This is from the TX A&M Real Estate Center Online News. If you want to stay on top of general Texas real estate and business news, subscribe to the RECON. You’ll receive an email digest of Texas real estate and business news once or twice a week.

In the one I just received, this story below caught my attention.

GRAPEVINE ( — Despite relentless rate hikes by the Federal Reserve and gas prices hovering around $3 per gallon, the U.S. economy continues to exhibit considerable strength, Real Estate Center Chief Economist Mark Dotzour said today.

Speaking to the state convention of the Texas Bankers Association, Dotzour noted, ”Future hiring expectations among small businesses and major corporations remain quite optimistic as we near the second half of 2006.”

Texas home sales continue to expand and home price appreciation rates are increasing in many Texas metro areas. He noted several risk factors that need to be monitored by prudent business decision makers:

* The Consumer Price Index is currently understated because it measures housing costs by apartment rents not house prices.

* High gas prices mean less discretionary income to spend at the movies and the mall.

* If the U.S. labels China as a “currency manipulator” and puts a 27 percent tariff on Chinese products, prices will rise, and all bets are off in the economy.

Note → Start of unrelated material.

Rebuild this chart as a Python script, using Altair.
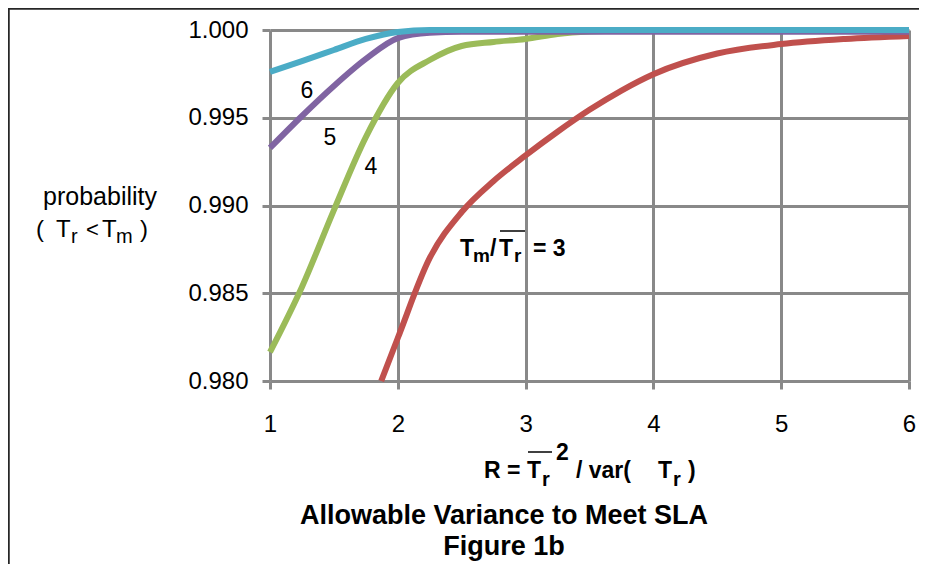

* Commodity prices are soaring, cutting loose from reality. Typically this signals massive inflation ahead. However, thousands of new hedge funds are actively speculating in all markets to try and make double-digit returns in an overcrowded single-digit investment market.

* A slowdown in mortgage refinancing will slow down consumer spending.

* A slowdown in home price appreciation will slow down consumer spending.

* Federal regulators are actively moving to rein in over-aggressive mortgage lenders.

* Corporations are flush with cash and need to invest it or spend it somewhere. As stocks shine, the luster on real estate will diminish.

* A flat yield curve indicates a slower economy is in the near future.

* If we stop or reduce the flow of immigrant workers to the United States, labor costs will have to increase.